El secreto del encantamiento de Fez no brota de una lámpara mágica sino acaso de la imposibilidad física de ensanchar las callejuelas que frenan el ingreso de la modernidad: lo global entra mejor por las antenas parabólicas en el techo de casas centenarias. Abrir más las calles implicaría derribar miles de viviendas y tiendas, desarmando un entramado social construido a lo largo de 1200 años. La medina entera se rebelaría como un gran cuerpo viviente que, tocado en una de sus partes, se afecta en su totalidad.

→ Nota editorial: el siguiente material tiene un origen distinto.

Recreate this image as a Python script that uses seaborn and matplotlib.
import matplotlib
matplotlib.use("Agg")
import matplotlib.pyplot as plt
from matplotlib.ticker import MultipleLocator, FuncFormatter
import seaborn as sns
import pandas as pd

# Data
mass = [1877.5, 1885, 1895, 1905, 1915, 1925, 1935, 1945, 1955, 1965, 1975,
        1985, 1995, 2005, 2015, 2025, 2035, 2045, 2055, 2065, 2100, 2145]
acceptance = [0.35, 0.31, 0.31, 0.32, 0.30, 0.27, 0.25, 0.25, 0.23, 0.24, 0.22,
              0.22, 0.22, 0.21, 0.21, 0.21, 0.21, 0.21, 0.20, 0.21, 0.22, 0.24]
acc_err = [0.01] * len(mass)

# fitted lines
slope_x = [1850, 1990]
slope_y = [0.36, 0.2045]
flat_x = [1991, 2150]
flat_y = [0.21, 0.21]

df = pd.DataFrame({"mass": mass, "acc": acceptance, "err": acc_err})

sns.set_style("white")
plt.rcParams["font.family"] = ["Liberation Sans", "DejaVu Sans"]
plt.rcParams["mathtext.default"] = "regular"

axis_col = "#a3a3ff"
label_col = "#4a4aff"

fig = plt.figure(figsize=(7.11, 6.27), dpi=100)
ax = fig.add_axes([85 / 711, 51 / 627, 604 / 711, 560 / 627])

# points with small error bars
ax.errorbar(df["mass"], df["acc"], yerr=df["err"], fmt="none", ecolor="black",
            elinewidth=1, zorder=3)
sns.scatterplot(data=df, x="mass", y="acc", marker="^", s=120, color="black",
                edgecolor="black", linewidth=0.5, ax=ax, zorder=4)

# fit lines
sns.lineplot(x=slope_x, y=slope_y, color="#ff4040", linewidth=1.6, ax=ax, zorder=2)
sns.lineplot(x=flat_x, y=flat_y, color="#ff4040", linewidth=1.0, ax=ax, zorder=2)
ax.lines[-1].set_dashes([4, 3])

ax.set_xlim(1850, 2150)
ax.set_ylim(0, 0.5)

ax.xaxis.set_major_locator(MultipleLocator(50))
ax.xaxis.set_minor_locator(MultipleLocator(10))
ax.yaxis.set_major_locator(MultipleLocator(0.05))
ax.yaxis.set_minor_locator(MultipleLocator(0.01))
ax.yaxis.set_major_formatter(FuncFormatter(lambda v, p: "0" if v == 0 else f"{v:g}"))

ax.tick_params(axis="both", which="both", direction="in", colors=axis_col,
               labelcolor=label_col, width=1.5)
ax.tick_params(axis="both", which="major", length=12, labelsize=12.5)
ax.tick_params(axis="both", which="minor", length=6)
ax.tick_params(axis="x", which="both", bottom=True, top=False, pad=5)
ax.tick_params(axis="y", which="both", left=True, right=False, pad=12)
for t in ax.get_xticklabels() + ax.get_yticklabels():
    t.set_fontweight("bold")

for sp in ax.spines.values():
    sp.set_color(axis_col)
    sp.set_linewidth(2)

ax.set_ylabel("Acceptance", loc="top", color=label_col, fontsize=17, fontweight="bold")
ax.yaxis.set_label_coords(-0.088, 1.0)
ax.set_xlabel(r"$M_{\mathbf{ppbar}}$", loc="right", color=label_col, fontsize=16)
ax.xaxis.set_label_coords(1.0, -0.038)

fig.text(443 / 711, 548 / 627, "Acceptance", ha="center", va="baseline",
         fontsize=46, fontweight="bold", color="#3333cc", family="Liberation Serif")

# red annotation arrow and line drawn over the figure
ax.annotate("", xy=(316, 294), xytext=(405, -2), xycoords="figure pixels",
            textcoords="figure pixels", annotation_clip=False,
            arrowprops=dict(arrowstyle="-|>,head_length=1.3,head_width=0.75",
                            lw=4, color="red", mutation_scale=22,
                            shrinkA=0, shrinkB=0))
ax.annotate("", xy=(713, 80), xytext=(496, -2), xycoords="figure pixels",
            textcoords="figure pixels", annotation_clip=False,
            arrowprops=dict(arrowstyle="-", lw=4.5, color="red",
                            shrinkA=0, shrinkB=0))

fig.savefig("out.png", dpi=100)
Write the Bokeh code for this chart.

Salvo el de los nómadas, los viajes son efímeros por naturaleza. Y los objetos comprados por el viajero funcionan como una prolongación ad infinitum de ese idealizado momento de goce y libertad. Al adquirir en Fez un puñal con el mango labrado, un juego de ajedrez tallado en madera o un espejo con reborde de arco islámico, uno se lo está comprando a aquellos primeros mercaderes que levantaron la muralla hace doce siglos para protegerse del invasor. Hoy esos ladrillos sirven más como contención al avance de la cultura global, produciendo el efecto de frenar el devenir del tiempo.

La medina de Fez sería entonces el opuesto de nuestro acelerado mercado de Occidente, donde la información avanza a la velocidad de la luz y se vive en un vertiginoso presente urbano. Ese recinto amurallado parece la antípoda del mundo occidental, donde el tiempo parece plácidamente ralentizado, sin que nadie sepa muy bien por qué.